I need to prove this for any n natural, n>= 5, n not prime.

 

[dodo]

Think a bit about the prime factors of n... are they smaller than n? Then think of what (n-1)! means.

 

[HallsofIvy]

Dodo's hint is excellent- but the crucial point is whether the factors of n are less than n-1, not jus n itself!

 

[mathman]

If n is not prime, then n=j*k, where j and k are >1, therefore both <n. As a result both are factors in (n-1)!, so n divides (n-1)!.

 

[rodigee]

Almost there, one last thing to consider is the squares of prime numbers.

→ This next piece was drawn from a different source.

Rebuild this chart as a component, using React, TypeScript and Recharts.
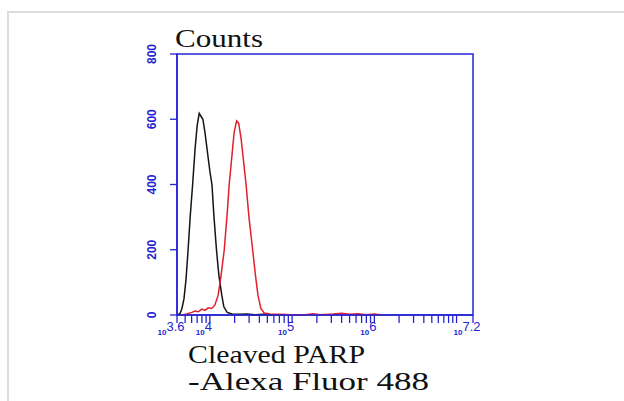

What happens when n=9=3*3 for example? This is where the n>=5 comes in.

 

[xax]

You all have good points and I thought of all of them and the reason I've posted this is because of the square numbers as rodigee said. Well I think if n = k*k then k is one of the numbers between 1 and n-1. since n=k*k then k divides (n-k) and this is smaller the n-1 which means n divides (n-1)!.

 

[rodigee]

Sorry, xax but I don't really understand your idea heh. This is how I see it:

$$n > 4$$ implies that

$$\sqrt{n} > 2$$ so we also have that $$\sqrt{n}\sqrt{n} > 2\sqrt{n}$$ or simply $$n > 2\sqrt{n}$$, meaning that $$2\sqrt{n}$$ and $$\sqrt{n}$$ both show up in $$(n-1)!$$ so we're good to go.

 

[xax]

You make perfect sense rodigee and this is a nicer demonstation than mine. Thank you.